_COLLECTED MATERIAL_
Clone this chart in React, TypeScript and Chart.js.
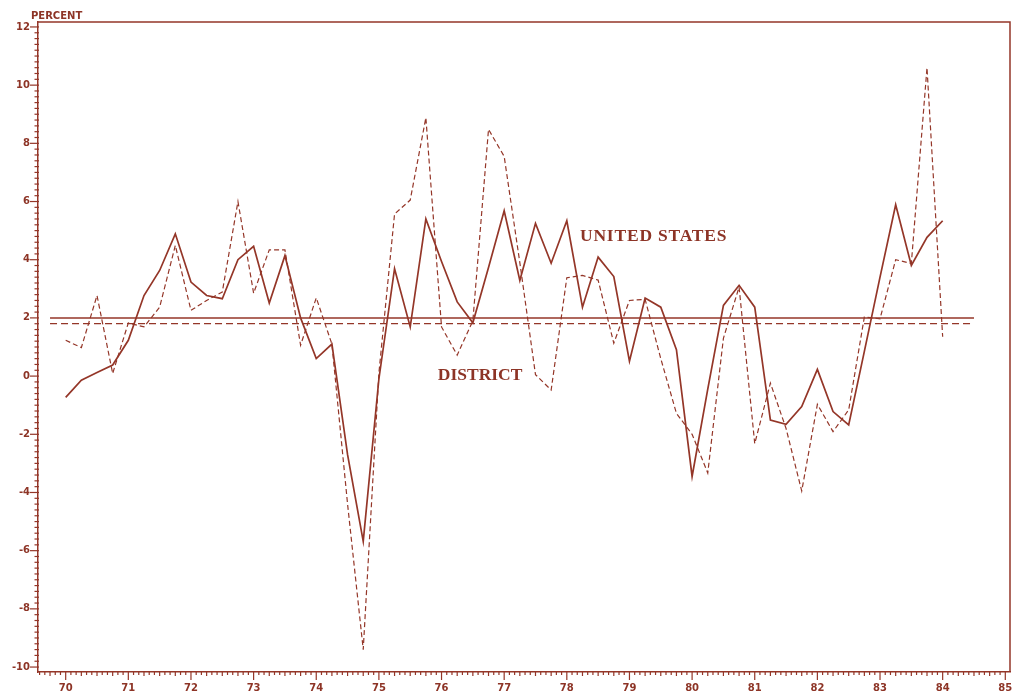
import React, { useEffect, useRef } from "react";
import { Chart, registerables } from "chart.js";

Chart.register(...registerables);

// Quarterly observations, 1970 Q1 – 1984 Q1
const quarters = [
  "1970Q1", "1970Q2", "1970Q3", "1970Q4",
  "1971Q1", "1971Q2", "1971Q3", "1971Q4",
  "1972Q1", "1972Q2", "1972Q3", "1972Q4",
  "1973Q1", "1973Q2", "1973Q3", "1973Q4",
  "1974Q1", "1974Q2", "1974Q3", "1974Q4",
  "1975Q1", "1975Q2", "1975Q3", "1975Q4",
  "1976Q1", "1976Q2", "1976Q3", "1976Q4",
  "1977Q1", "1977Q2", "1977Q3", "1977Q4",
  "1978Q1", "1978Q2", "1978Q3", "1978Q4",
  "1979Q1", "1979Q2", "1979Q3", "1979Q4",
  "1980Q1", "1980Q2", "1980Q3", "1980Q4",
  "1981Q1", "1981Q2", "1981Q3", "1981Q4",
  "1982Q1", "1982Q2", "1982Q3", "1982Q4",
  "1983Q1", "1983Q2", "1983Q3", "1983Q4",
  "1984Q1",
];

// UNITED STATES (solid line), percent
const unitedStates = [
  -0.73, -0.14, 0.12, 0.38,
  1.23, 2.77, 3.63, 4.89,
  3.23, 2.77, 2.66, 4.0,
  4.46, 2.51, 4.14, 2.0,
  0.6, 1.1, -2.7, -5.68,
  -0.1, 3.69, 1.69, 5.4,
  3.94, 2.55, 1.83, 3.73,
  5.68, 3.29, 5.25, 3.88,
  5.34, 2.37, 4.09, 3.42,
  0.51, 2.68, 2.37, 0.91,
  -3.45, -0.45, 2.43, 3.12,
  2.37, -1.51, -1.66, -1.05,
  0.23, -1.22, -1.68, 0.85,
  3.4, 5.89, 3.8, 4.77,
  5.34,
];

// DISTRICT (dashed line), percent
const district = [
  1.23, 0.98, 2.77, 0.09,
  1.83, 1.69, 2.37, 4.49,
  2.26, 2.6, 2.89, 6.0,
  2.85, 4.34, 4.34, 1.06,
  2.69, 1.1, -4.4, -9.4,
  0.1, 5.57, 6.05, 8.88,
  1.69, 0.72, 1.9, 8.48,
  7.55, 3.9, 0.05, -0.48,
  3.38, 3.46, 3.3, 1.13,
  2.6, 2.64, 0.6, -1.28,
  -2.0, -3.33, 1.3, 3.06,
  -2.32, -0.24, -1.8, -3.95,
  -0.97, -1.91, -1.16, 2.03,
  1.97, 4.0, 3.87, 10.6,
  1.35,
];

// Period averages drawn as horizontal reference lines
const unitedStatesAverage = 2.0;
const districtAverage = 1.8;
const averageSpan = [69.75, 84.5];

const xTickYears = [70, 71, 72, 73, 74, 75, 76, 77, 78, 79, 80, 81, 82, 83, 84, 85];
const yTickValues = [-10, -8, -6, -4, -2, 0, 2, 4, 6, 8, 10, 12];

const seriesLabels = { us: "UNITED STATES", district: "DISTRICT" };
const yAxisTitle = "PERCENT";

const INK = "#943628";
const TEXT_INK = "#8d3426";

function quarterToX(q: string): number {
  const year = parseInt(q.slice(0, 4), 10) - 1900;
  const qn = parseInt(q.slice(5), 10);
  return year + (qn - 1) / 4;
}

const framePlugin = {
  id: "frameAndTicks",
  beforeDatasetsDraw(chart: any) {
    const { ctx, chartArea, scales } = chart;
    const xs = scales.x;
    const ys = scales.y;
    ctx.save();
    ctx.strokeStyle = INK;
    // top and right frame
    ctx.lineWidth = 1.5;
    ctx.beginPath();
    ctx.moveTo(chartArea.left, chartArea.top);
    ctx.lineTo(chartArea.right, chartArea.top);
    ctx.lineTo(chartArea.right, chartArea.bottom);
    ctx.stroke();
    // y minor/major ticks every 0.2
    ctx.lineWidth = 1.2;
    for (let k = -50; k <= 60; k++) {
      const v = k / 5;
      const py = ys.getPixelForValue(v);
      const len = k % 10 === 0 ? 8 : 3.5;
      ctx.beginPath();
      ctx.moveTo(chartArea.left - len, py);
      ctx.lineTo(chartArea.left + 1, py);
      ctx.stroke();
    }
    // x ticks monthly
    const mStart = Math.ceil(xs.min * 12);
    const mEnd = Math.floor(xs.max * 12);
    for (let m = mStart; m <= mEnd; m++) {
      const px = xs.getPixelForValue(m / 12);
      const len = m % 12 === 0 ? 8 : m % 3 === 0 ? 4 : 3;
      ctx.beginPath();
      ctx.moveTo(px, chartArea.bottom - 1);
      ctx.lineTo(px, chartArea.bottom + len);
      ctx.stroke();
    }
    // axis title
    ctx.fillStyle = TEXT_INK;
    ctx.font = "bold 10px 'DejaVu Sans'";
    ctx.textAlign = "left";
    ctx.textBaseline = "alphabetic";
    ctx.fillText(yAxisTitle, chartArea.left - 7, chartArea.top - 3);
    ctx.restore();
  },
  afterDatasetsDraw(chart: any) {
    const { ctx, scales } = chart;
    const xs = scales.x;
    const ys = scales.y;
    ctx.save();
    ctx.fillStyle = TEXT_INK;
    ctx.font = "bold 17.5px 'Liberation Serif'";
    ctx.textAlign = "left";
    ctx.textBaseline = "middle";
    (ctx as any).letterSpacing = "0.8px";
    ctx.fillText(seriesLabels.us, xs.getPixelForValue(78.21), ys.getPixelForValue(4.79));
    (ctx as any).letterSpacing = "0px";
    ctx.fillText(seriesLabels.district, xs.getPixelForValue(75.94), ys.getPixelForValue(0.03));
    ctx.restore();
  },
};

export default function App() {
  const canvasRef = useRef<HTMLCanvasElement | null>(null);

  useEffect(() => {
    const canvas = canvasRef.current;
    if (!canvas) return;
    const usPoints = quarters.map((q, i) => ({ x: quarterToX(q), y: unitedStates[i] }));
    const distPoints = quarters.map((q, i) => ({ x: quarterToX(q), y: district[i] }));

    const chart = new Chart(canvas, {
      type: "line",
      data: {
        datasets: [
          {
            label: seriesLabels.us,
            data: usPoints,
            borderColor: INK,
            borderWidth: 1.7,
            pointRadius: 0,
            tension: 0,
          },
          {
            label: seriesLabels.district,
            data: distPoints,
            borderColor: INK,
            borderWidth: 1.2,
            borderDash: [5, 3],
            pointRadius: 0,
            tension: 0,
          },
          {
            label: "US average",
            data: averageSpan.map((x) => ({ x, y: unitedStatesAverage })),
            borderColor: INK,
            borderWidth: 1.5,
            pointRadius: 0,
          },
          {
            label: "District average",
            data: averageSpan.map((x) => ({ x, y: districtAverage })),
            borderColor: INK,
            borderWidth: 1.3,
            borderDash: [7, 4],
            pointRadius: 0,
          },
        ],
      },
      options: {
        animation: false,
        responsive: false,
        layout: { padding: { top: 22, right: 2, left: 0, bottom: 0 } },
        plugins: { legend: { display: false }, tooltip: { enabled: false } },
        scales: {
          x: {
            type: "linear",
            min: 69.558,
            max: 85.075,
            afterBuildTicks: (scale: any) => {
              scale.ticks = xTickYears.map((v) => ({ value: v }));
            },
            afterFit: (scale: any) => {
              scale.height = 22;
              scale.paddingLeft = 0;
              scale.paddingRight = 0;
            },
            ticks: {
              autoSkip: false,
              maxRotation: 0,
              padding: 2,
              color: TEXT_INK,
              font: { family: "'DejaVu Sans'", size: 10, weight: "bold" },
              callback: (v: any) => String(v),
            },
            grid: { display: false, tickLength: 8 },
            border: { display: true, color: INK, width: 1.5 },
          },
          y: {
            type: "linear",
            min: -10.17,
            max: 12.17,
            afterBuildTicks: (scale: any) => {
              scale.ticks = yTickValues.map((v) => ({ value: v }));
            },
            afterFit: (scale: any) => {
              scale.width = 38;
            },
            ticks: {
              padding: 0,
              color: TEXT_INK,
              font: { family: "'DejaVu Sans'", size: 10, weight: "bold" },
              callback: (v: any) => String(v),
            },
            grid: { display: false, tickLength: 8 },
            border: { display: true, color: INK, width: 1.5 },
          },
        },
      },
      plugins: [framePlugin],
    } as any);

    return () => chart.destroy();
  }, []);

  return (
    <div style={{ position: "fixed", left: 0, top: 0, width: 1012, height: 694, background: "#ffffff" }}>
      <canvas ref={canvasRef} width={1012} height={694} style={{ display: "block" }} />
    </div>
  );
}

_DIRECTIONS_
Please repeat exactly the data above from its first line to the line that contains "Chart.register(...registerables);", inclusive, and leave every picture out.

_COMPLETED EXERCISE_
Clone this chart in React, TypeScript and Chart.js.
import React, { useEffect, useRef } from "react";
import { Chart, registerables } from "chart.js";

Chart.register(...registerables);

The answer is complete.